Q: So there’s really no average?

A: With the wide range of offerings, our average is all over the place. Our customers now range from first-time homeowners to dream home mansions.

Q: Why do people want home theaters when TVs are so big and clear these days?

A: A properly designed and implemented home theater will immerse you and allow you to be a participant instead of just a TV viewer.

A big screen TV is often used in a home theater, but we feel that quality front projection systems with a larger projection screen is more movie-like and stands a much better chance of drawing you in.

Q: Where do most of your customers live?

A: We have clients all over the country, but the majority are in metro Atlanta.

Q: What is the typical size of a home theater?

A: Typical is eight to 12 seats. We have done up to 40 seats. We have rows of three to five or six seats, and one or two or three step-ups.

Q: How many employees do you have?

A: We are in the Atlanta Decorative Arts Center and have been for 18 years.
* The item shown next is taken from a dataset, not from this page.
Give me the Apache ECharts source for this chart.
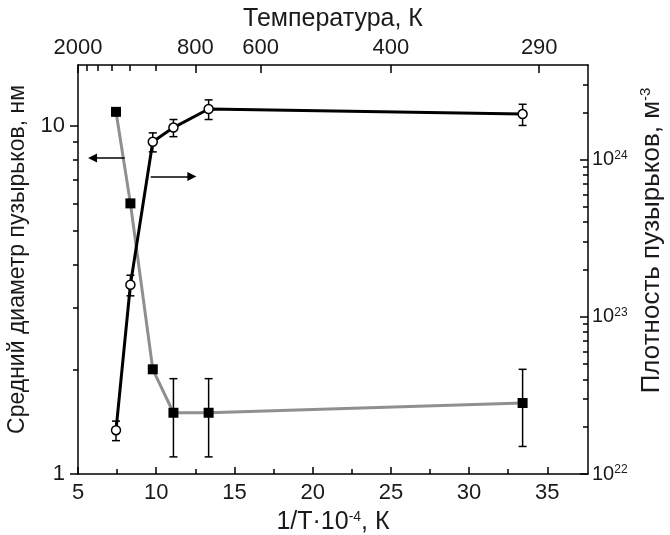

Five full-time employees, three independent salesmen and four outsourced programmers.

Q: What else do you do besides build home theaters?

A: We started out as a home automation company that dealt mainly with lighting, heating and air conditioning, pool and sprinkler control, and motorized window covering and TV lifts. We then branched out into whole house audio-video distribution and home theaters, and that took over for a while.

Q: Do you have much competition?

A: When we first started this, only a few companies knew what it was. Now there are hundreds, though a lot of those are one-man shops without a showroom. We have $1 million dollars invested in our showroom.

Q: Your website indicates a home theater can be purchased for $10,000. What does that include and exclude?

A: That is a home theater electronic package and includes a front projection system, surround sound receiver, speakers, a Blu-ray player, all cabling, surge protection, installation and calibration.

It does not include our standardized control system, equipment rack, room design, acoustical treatments, seating, floor or wall coverings or lighting and lighting control, as in our complete room packages.

Q: Where did you learn to do all this?

A: Not in college. A lot of the work I did for Hewlett Packard, where I worked 15 years as an engineer. I like to fix problems and make things easy that may seem hard.